Saudi Arabia’s state oil company will sign an agreement this weekend with a British oilfield services firm to explore building chemical facilities in Texas, according to people familiar with the matter.
The agreement with TechnipFMC PIc involves a study for a potential chemical unit on the US Gulf Coast that would be able to produce materials used in gasoline and as industrial solvents, said the people, who asked not to be identified because the matter isn’t public. There will also be a study on a facility that can make ethylene, a key compound for making plastics. Saudi Aramco, through its Motiva Enterprises LLC subsidiary, owns North America’s largest refinery, in Port Arthur, Texas, Bloomberg reported.
Crown Prince Mohammed bin Salman, heir to the throne of the world’s largest oil exporter, is wrapping up a three-week tour of the US to promote his effort to open up the Saudi economy through his “Vision 2030” and has announced several development projects. While in New York in late March, he signed a memorandum of understanding with Softbank Group Corp. to build at $200 billion solar power development.

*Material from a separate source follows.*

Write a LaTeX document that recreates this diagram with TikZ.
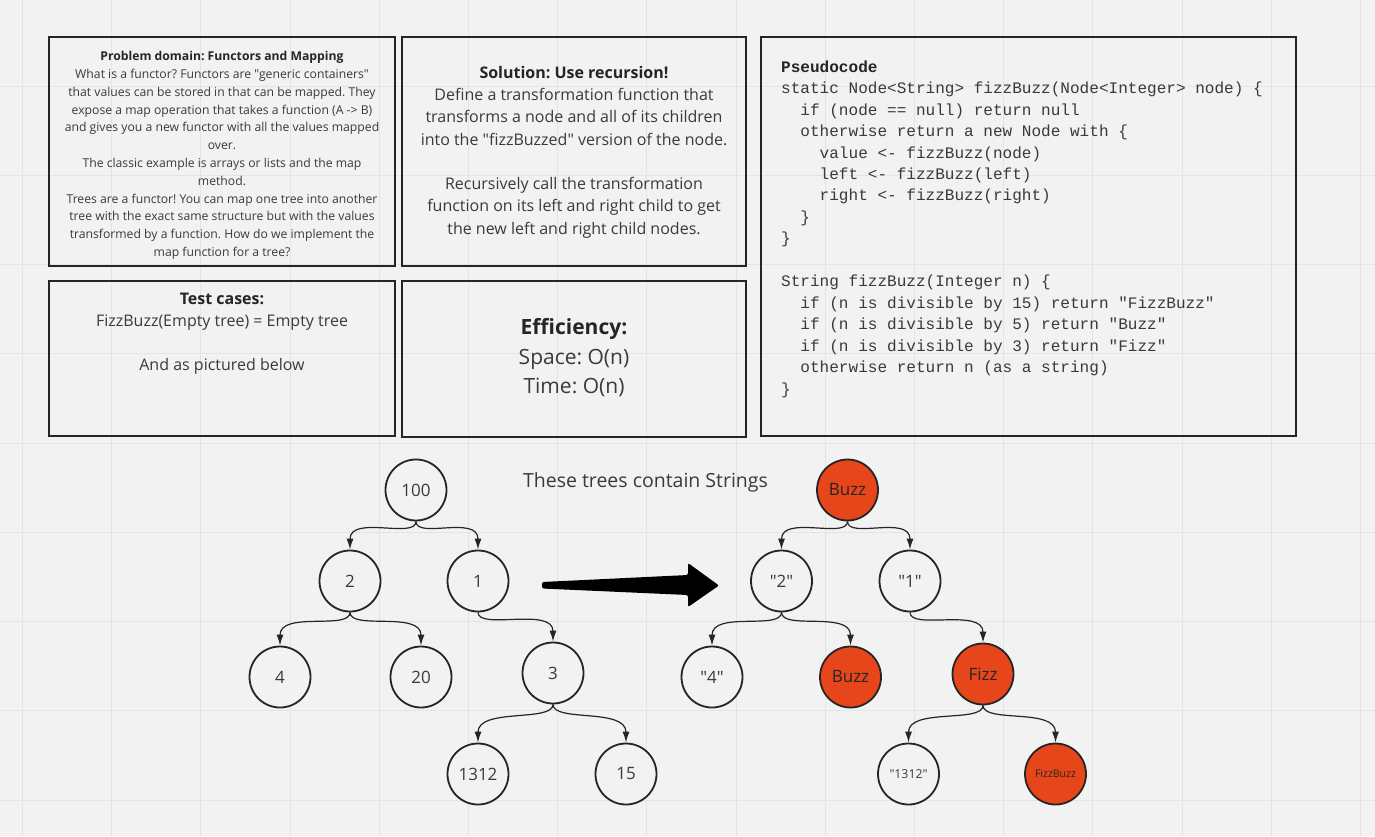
\documentclass[tikz,border=0pt]{standalone}
\usepackage{fontspec}
\setmainfont{Open Sans}
\newfontfamily\osans{Open Sans}
\newfontfamily\codefont{Liberation Mono}
\usetikzlibrary{arrows.meta}
\definecolor{bg}{HTML}{F2F2F2}
\definecolor{gridc}{HTML}{E4E4E4}
\definecolor{ink}{HTML}{252525}
\definecolor{txt}{HTML}{3A3A3A}
\definecolor{hot}{HTML}{E7461B}
\frenchspacing
\begin{document}
\frenchspacing
\begin{tikzpicture}[x=1pt,y=-1pt,
  panel/.style={draw=ink, line width=2.4pt, inner sep=0pt},
  tnode/.style={circle, draw=ink, line width=1.8pt, fill=bg, minimum size=61pt, inner sep=0pt, text=txt, font=\osans\fontsize{17}{20}\selectfont},
  hotnode/.style={tnode, fill=hot, text=ink},
  conn/.style={draw=ink, line width=1.2pt, -{Latex[length=11pt,width=7pt]}},
  body/.style={text=txt, align=center, inner sep=0pt},
]
\fill[bg] (0,0) rectangle (1375,836);
\useasboundingbox (0,0) rectangle (1375,836);
% grid
\foreach \k in {0,...,15} \draw[gridc, line width=1pt] ({22.4+89.2*\k},0) -- ({22.4+89.2*\k},836);
\foreach \k in {0,...,8} \draw[gridc, line width=1pt] (0,{86+89.25*\k}) -- (1375,{86+89.25*\k});

% panels
\node[panel, minimum width=346pt, minimum height=229pt] (p1) at (222,151.5) {};
\node[panel, minimum width=344pt, minimum height=229pt] (p2) at (574,151.5) {};
\node[panel, minimum width=346pt, minimum height=155pt] (p3) at (222,358.5) {};
\node[panel, minimum width=344pt, minimum height=156pt] (p4) at (574,359) {};
\node[panel, minimum width=535pt, minimum height=399pt] (p5) at (1028.5,236.5) {};

% panel texts
\node[body, font=\osans\fontsize{12.2}{17.8}\selectfont] (t1) at (222,155.5) {{\bfseries\color{ink}Problem domain: Functors and Mapping}\\
What is a functor? Functors are "generic containers"\\
that values can be stored in that can be mapped. They\\
expose a map operation that takes a function (A -> B)\\
and gives you a new functor with all the values mapped\\
over.\\
The classic example is arrays or lists and the map\\
method.\\
Trees are a functor! You can map one tree into another\\
tree with the exact same structure but with the values\\
transformed by a function. How do we implement the\\
map function for a tree?};

\node[body, font=\osans\fontsize{16}{22.3}\selectfont] (t2) at (574,152) {{\bfseries\color{ink}Solution: Use recursion!}\\
Define a transformation function that\\
transforms a node and all of its children\\
into the "fizzBuzzed" version of the node.\\[22.3pt]
Recursively call the transformation\\
function on its left and right child to get\\
the new left and right child nodes.};

\node[body, font=\osans\fontsize{16}{22}\selectfont] (t3) at (222,333.5) {{\bfseries\color{ink}Test cases:}\\
FizzBuzz(Empty tree) = Empty tree\\[22pt]
And as pictured below};

\node[body, font=\osans\fontsize{21}{29.5}\selectfont] (t4) at (574,358) {{\bfseries\color{ink}Efficiency:}\\
Space: O(n)\\
Time: O(n)};

\node[anchor=west, align=left, inner sep=0pt, text=txt, font=\codefont\fontsize{16.05}{21.47}\selectfont] (code) at (781,229) {{\bfseries\color{ink}Pseudocode}\\
static Node<String> fizzBuzz(Node<Integer> node) \{\\
\phantom{xx}if (node == null) return null\\
\phantom{xx}otherwise return a new Node with \{\\
\phantom{xxxx}value <- fizzBuzz(node)\\
\phantom{xxxx}left <- fizzBuzz(left)\\
\phantom{xxxx}right <- fizzBuzz(right)\\
\phantom{xx}\}\\
\}\\[21.47pt]
String fizzBuzz(Integer n) \{\\
\phantom{xx}if (n is divisible by 15) return "FizzBuzz"\\
\phantom{xx}if (n is divisible by 5) return "Buzz"\\
\phantom{xx}if (n is divisible by 3) return "Fizz"\\
\phantom{xx}otherwise return n (as a string)\\
\}};

\node[text=txt, inner sep=0pt, font=\osans\fontsize{19.5}{22}\selectfont] (lbl) at (645.5,482) {These trees contain Strings};

% left tree
\node[tnode] (n100) at (416,490) {100};
\node[tnode] (n2) at (350,581) {2};
\node[tnode] (n1) at (478,581) {1};
\node[tnode] (n4) at (280,677) {4};
\node[tnode] (n20) at (421,677) {20};
\node[tnode] (n3) at (553,673) {3};
\node[tnode] (n1312) at (478,774) {1312};
\node[tnode] (n15) at (626,774) {15};

% right tree
\node[hotnode] (rBuzz) at (847.5,490) {Buzz};
\node[tnode] (r2) at (781.5,581) {"2"};
\node[tnode] (r1) at (910,581) {"1"};
\node[tnode] (r4) at (712,677) {"4"};
\node[hotnode] (rBuzzb) at (850.5,677) {Buzz};
\node[hotnode] (rFizz) at (983,674) {Fizz};
\node[tnode, font=\osans\fontsize{12.3}{14}\selectfont] (r1312) at (908.5,774) {"1312"};
\node[hotnode, font=\osans\fontsize{10.5}{12}\selectfont] (rFB) at (1055.5,774) {FizzBuzz};

% connectors
\foreach \a/\b in {n100/n2, n100/n1, n2/n4, n2/n20, n1/n3, n3/n1312, n3/n15,
                   rBuzz/r2, rBuzz/r1, r2/r4, r2/rBuzzb, r1/rFizz, rFizz/r1312, rFizz/rFB}
  \draw[conn] (\a.south) .. controls +(0,18) and +(0,-35) .. (\b.north);

% big arrow
\fill[black, rounded corners=2pt] (542,582) -- (688,575) -- (688,563) -- (719,585.5) -- (688,607) -- (688,595) -- (542,588.5) -- cycle;
\end{tikzpicture}
\end{document}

Investments in the US were announced as Aramco plans an initial public offering for as soon as the second half of this year. Proceeds from the share sale should be used to expand the company’s footprint in refining and petrochemicals, rather than in oil exploration and production, Aramco CEO Amin Nasser said in a March 26 Bloomberg television interview in New York.
Nasser also said Aramco is looking at a two- to three-fold expansion of its petrochemicals business from a “huge” global capacity, now that the Sadara joint venture with Dow Chemical is complete. Total SA, the French energy major, and Aramco are due to sign a non-binding agreement on April 10 to develop the petrochemical site at their refinery in Al-Jubail, a person familiar with the matter said April 6.
TechnipFMC declined comment. Heather O’Connor, a spokeswoman for Aramco, said by email that the company wasn’t planning any major announcements Saturday.